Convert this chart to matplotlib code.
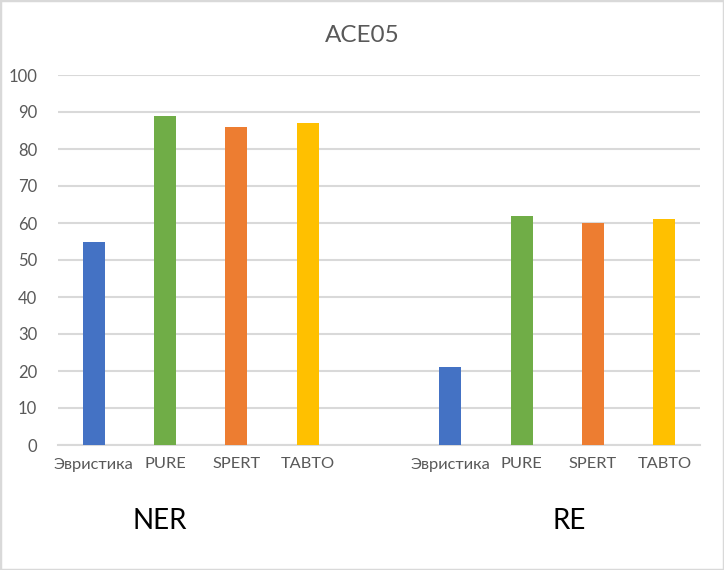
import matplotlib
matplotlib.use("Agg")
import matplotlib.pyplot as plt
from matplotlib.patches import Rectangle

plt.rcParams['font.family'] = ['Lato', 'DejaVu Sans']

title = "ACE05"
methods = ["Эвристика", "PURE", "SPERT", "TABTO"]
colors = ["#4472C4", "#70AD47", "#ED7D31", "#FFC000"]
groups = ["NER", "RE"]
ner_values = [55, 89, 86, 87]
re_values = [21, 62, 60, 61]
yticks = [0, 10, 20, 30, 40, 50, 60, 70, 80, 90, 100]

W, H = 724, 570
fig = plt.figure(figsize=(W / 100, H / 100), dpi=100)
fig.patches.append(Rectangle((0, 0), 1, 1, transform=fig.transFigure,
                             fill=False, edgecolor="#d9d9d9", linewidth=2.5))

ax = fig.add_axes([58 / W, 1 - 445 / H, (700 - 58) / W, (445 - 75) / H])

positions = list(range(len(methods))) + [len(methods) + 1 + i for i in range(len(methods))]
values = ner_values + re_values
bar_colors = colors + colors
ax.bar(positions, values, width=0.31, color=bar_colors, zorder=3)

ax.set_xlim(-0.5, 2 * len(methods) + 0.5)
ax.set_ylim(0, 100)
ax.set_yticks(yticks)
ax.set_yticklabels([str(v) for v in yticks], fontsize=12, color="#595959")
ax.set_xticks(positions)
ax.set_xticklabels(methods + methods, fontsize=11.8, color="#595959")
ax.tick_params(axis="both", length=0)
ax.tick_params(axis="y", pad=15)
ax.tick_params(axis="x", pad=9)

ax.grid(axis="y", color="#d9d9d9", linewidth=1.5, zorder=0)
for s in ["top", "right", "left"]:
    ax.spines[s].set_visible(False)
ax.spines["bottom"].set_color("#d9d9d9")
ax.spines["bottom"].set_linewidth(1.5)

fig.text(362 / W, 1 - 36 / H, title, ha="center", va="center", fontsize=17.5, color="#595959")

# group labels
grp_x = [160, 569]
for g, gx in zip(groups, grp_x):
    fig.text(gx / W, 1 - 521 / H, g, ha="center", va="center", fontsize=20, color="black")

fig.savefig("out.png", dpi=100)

________________________________________

• _THE PROBLEM_: Copy exactly the lines running from the beginning of the listing through the line that has "80, 90, 100]". Drop the pictures.

• _RESULT BELOW_:
Convert this chart to matplotlib code.
import matplotlib
matplotlib.use("Agg")
import matplotlib.pyplot as plt
from matplotlib.patches import Rectangle

plt.rcParams['font.family'] = ['Lato', 'DejaVu Sans']

title = "ACE05"
methods = ["Эвристика", "PURE", "SPERT", "TABTO"]
colors = ["#4472C4", "#70AD47", "#ED7D31", "#FFC000"]
groups = ["NER", "RE"]
ner_values = [55, 89, 86, 87]
re_values = [21, 62, 60, 61]
yticks = [0, 10, 20, 30, 40, 50, 60, 70, 80, 90, 100]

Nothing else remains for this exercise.